Wine club - Roger Scruton has the perfect red for rodent pie
Published 21 March 2005
It takes a rich, fragrant red to relieve the disappointment of rodent pie
Chancellors of the exchequer in the British tradition have never thought about anything very much except cigarettes and alcohol. Budgets were composed by adjusting the taxes on those two items in order to pay for whatever deficit might be reported by the boffins, the assumption being that people would go on drinking and smoking regardless. This practice has been undermined by the lamentable advent of chancellors with brains, such as the current incumbent. As the dread day approaches, the postmodern Chancellor, instead of recalling the British people and their reliable vices, begins to speculate about more volatile things, such as interest rates, FTSE indices, PBRs, GDPs and other matters so bewildering that only initials can encompass them. Meanwhile, the rest of us wonder whether we are spending too much, or not enough, on wine. Corney & Barrow is assisting our meditations with two contrasting cases, one ridiculously cheap, the other seriously expensive.
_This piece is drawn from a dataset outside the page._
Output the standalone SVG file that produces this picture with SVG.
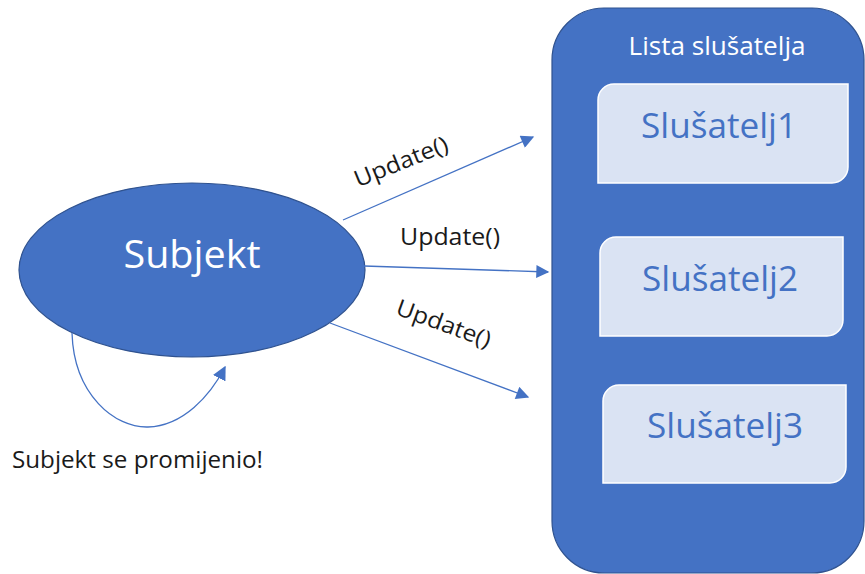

Drinking began with our illegal mouse hunt. After a hard day trying to put up the quarry, constantly losing the scent, and hounds rioting after rabbits, we finally had a strong line by Iris
Pond. Hounds followed this to a stick pile, under which a mouse
was sleeping. The kill was instantaneous, and accompanied not by whoops but by a sigh of relief that, after so many trials, we had succeeded in breaking the world's most ridiculous law. We turned for home, tired and exhilarated, to celebrate with the Blanc de Blancs. This is bottle-fermented from a mixture of grapes including the Ugni Blanc (somehow appropriate for a mouse hunt), and the followers took it for real champagne - which, I suppose, is what you must expect from the criminal classes. As we discovered when the guests had gone, however, the Delamotte 1997 (no trace of Ugni here) is beyond praise.
Of the three cheap bottles, the real winner is the Chardonnay from the Cotes Catalanes, which is crisp but subtle, with a genial afterglow. This is what you should serve at your next pre-prandial party: it sharpens the brain without burdening the digestion. It was interesting to compare Olivier Leflaive's first-growth Puligny-Montrachet which, though five times the
price, is a worthwhile item on the budget of those who can afford
it. This has perfect balance, the acidity opening the palate to the long, buttery flow like a cheeky putto lifting the robes of Venus. Les Referts lies on clay-rich land adjoining the great Meursault vineyard of Les Charmes, and it is as charming as its neighbour.
After such a prelude, our rodent pie was something of a disappointment, albeit relieved by the fragrant Chateau Armens, a bottle of which was sent to No 11 on Budget Day, together with a freshly stuffed mouse.